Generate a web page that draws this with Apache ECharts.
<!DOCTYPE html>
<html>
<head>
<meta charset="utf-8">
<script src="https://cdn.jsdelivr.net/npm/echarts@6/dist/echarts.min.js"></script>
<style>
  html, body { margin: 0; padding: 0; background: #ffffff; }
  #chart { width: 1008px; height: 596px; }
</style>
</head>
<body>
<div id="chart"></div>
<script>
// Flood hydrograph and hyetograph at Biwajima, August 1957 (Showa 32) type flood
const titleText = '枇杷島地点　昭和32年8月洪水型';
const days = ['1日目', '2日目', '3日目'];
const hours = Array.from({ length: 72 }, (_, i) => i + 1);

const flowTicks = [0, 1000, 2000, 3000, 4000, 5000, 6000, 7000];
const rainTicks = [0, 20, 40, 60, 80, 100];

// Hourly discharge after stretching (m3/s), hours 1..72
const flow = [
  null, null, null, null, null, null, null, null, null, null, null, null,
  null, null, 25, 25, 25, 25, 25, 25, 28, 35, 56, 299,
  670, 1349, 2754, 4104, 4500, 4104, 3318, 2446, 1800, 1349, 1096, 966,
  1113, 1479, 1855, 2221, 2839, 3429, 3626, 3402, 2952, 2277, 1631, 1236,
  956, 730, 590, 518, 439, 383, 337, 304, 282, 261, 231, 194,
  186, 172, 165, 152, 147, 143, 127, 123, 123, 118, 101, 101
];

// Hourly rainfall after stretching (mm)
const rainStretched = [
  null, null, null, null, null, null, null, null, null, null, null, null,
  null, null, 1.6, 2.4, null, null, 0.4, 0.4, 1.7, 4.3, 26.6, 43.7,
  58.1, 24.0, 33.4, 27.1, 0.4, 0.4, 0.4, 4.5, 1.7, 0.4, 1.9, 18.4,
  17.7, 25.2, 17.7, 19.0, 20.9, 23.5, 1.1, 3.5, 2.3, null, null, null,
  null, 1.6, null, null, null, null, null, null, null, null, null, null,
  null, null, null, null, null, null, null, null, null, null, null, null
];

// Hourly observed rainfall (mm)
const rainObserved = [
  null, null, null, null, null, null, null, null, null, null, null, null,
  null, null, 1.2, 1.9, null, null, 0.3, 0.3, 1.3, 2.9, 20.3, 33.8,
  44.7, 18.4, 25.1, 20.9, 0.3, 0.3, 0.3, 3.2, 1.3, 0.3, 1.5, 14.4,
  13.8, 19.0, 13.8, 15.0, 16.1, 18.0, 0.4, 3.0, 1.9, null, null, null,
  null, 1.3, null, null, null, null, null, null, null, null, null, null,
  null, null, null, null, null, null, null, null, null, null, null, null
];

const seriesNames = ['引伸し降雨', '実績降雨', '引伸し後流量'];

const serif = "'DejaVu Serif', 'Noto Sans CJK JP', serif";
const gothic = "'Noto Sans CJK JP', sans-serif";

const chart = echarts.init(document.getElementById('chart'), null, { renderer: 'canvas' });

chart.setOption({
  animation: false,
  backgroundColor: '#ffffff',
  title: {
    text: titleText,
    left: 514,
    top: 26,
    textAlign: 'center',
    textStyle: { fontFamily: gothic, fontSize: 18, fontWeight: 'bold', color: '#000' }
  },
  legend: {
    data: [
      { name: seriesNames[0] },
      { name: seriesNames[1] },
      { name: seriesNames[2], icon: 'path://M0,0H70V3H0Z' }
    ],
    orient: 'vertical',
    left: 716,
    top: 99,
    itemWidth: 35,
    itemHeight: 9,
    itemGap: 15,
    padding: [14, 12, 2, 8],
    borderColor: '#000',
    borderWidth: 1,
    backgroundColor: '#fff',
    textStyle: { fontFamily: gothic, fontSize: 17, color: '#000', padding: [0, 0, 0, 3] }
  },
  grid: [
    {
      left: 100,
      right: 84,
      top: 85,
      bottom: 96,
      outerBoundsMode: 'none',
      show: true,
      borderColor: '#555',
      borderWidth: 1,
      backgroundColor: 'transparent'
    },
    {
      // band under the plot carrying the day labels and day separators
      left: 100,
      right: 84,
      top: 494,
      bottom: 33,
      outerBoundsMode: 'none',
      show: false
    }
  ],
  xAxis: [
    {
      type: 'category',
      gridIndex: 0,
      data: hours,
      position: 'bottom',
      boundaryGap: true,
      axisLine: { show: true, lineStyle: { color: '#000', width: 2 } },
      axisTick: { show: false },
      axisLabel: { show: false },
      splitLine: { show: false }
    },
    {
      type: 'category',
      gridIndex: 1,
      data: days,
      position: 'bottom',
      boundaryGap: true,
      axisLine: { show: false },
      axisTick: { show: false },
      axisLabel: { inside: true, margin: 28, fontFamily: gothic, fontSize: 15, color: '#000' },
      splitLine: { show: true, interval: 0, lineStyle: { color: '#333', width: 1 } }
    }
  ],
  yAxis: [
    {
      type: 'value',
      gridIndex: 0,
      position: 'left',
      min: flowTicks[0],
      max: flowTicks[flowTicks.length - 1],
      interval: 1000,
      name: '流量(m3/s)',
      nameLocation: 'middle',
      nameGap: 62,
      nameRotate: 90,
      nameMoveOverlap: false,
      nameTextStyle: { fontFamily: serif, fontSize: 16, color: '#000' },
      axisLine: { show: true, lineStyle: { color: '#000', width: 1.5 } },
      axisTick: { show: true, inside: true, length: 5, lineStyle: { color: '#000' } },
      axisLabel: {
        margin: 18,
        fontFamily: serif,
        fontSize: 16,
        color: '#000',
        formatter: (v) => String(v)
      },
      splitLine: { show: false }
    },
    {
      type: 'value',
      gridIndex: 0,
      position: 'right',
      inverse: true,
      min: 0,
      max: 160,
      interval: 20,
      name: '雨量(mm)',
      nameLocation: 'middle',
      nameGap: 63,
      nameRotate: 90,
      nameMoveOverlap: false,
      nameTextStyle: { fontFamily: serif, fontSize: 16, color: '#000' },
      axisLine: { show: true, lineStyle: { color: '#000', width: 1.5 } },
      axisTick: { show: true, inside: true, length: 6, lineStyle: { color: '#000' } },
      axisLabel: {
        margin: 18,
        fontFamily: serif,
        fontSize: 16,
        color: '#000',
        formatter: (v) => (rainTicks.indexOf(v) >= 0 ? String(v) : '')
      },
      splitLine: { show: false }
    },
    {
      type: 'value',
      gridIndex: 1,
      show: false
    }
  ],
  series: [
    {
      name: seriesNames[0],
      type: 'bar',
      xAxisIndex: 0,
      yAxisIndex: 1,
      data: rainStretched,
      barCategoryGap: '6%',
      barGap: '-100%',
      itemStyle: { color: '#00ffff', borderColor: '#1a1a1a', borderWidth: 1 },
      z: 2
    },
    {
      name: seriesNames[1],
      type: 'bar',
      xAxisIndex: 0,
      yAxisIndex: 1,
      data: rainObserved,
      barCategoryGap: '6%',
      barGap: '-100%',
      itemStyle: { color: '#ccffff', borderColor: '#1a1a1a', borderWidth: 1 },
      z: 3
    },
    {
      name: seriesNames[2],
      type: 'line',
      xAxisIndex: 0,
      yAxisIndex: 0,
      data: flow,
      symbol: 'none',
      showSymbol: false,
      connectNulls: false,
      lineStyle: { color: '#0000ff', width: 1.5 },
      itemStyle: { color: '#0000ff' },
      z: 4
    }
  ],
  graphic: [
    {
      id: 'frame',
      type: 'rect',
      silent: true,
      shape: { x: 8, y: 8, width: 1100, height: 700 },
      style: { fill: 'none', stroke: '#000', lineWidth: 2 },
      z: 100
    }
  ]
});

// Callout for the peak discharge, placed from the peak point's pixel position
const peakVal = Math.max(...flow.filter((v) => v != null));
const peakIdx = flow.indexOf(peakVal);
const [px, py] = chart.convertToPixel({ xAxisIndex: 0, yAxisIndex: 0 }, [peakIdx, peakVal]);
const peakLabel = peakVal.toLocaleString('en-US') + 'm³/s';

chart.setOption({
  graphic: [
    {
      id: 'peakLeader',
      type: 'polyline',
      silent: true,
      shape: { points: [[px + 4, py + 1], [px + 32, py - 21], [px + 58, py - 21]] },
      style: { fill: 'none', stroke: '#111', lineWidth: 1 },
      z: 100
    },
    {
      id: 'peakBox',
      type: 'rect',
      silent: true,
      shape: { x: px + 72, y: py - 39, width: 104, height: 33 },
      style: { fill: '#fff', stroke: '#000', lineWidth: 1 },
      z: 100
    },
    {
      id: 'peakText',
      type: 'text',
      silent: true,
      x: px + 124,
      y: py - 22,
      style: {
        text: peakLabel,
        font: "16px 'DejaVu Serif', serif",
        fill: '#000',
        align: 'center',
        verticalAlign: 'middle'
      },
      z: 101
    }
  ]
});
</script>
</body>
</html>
----
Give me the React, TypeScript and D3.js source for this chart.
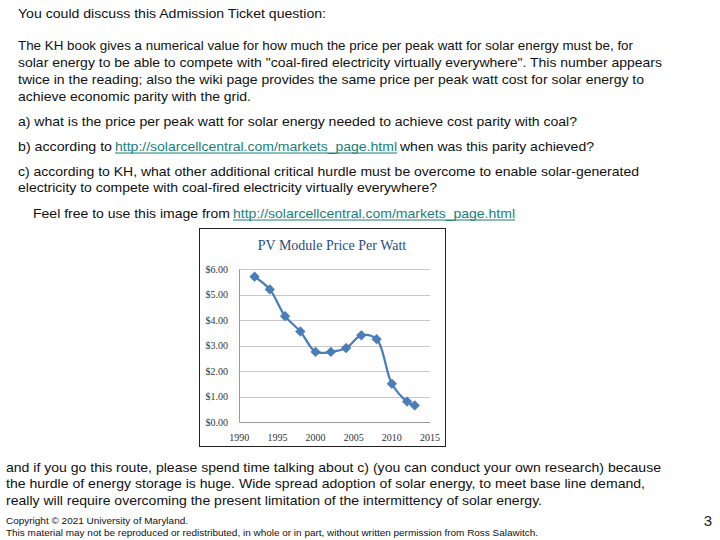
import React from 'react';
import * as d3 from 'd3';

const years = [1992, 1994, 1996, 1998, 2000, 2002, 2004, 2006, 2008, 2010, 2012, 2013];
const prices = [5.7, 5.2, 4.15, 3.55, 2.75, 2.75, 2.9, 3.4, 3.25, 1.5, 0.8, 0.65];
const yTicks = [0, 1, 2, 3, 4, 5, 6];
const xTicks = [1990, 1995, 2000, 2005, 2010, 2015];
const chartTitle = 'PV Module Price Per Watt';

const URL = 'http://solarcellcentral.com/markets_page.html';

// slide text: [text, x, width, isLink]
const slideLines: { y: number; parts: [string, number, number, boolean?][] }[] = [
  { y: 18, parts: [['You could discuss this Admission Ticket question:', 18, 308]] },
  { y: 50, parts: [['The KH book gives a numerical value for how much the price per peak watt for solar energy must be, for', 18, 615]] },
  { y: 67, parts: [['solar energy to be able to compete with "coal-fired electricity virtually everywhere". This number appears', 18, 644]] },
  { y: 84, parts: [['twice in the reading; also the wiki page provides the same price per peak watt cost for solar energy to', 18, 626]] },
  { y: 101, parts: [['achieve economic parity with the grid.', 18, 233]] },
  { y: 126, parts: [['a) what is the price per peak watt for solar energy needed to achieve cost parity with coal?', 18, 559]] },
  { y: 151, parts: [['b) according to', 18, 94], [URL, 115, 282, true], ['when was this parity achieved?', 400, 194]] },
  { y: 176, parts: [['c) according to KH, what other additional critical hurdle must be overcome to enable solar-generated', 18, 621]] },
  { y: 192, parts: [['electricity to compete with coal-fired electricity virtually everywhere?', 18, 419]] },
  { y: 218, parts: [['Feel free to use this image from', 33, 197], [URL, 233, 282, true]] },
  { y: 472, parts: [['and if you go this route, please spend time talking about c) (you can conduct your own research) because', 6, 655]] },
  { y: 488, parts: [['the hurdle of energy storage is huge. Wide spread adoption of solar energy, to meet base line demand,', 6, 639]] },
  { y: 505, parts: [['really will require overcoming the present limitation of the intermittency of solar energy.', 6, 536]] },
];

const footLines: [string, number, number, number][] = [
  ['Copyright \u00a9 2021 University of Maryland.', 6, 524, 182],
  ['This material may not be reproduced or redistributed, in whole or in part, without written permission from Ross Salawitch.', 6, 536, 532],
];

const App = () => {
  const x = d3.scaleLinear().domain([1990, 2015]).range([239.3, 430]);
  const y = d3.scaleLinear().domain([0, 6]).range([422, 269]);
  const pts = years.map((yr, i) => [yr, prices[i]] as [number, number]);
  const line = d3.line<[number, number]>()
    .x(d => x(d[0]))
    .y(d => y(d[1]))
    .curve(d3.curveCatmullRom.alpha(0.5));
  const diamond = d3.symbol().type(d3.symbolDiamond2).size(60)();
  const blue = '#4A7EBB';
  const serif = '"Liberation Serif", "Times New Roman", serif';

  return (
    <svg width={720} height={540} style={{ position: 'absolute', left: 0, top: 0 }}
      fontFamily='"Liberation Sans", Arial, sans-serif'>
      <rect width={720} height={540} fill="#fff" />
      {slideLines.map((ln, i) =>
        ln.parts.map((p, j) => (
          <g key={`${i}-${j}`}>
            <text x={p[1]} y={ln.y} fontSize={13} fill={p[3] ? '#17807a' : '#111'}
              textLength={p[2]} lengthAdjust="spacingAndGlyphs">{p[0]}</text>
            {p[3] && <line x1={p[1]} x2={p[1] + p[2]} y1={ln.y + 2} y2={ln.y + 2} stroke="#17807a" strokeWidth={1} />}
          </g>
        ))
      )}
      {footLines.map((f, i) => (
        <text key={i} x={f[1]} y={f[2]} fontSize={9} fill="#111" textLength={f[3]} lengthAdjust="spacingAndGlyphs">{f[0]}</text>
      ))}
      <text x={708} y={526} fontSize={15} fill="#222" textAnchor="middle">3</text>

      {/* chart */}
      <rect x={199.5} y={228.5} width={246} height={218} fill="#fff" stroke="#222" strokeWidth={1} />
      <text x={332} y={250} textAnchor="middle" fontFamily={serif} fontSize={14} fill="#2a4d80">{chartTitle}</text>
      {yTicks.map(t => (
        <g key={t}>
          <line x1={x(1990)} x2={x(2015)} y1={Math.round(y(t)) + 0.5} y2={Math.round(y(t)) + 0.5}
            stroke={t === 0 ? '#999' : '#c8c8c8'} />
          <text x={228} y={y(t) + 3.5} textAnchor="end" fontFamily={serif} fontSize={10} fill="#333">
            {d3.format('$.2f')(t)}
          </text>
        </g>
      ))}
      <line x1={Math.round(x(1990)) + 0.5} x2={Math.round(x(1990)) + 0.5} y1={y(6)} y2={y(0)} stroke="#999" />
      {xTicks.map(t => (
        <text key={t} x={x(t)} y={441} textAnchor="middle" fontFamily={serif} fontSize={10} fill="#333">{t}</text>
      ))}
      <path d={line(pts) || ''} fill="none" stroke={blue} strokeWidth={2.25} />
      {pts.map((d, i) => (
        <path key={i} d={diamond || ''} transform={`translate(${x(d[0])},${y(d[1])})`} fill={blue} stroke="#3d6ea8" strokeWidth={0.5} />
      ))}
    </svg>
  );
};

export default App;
----
** What to produce **
Reproduce, word for word, only the lines in the records above from the line with "Give me the" through the line with "const URL = 'http://solarcellcentral.com/markets_page.html';", including both ends; omit the pictures.

** Result of this exercise **
Give me the React, TypeScript and D3.js source for this chart.
import React from 'react';
import * as d3 from 'd3';

const years = [1992, 1994, 1996, 1998, 2000, 2002, 2004, 2006, 2008, 2010, 2012, 2013];
const prices = [5.7, 5.2, 4.15, 3.55, 2.75, 2.75, 2.9, 3.4, 3.25, 1.5, 0.8, 0.65];
const yTicks = [0, 1, 2, 3, 4, 5, 6];
const xTicks = [1990, 1995, 2000, 2005, 2010, 2015];
const chartTitle = 'PV Module Price Per Watt';

const URL = 'http://solarcellcentral.com/markets_page.html';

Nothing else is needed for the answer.